The LEED or “green” elements of the school include:
– Energy: The school adopted the use of ice storage to drastically reduce energy consumption. Ice is made overnight and is then used during the peak demand day time hours to cool the buildings, which reduces the electric bill.
– Energy: The concrete paving and light colored roofing (high SRI) material reduce heat absorption.
– Energy: Low e-glazing on the windows reduce energy costs, and the classrooms have occupancy sensors for the lights and air conditioning which turn off when the room is not occupied.
– Indoor Environmental Quality and Enhanced Energy Performance: The school maximizes day lighting for classrooms through the building’s orientation and light shelves to bounce light farther into the space.

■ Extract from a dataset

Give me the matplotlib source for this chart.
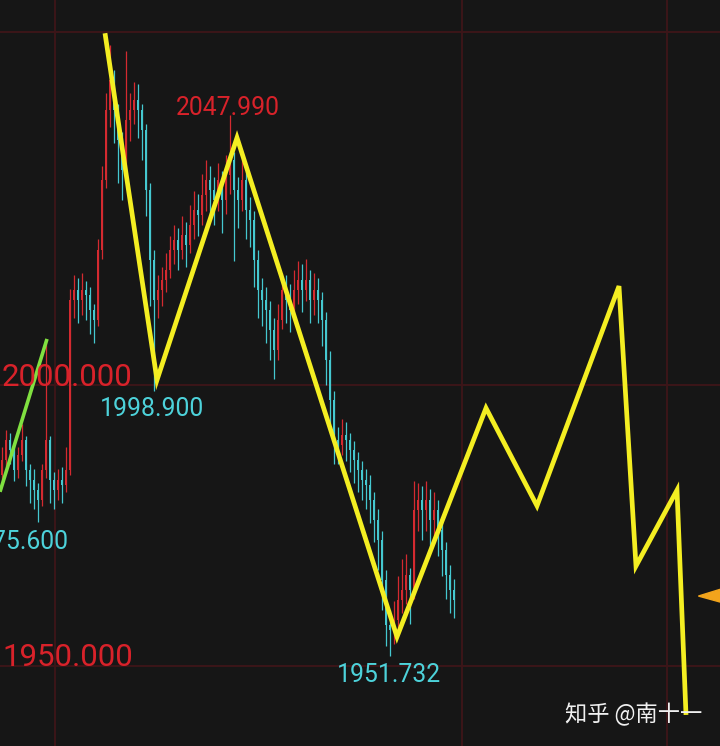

– Water efficiency: All of the bathrooms conserve water through low flow toilets, waterless urinals and flow restriction faucets. The landscaping on campus consists of native species which require less watering. Retention ponds on site hold rainwater runoff in order to minimize impact to the surrounding areas.
– Materials & Resources: The use of natural materials including Forbo Marmoleum, a rapidly renewable flooring material composed of 100% bio-based materials, provides a healthy environment for students to learn and play. Also this product will not need to be waxed, further reducing the use of chemicals in the school.
– Materials & Resources: Over 75% of construction waste has been diverted from landfills and sent to recycling facilities.
The architectural team was MPA Architects and Tercilla Courtemanche Architects, West Palm Beach, FL.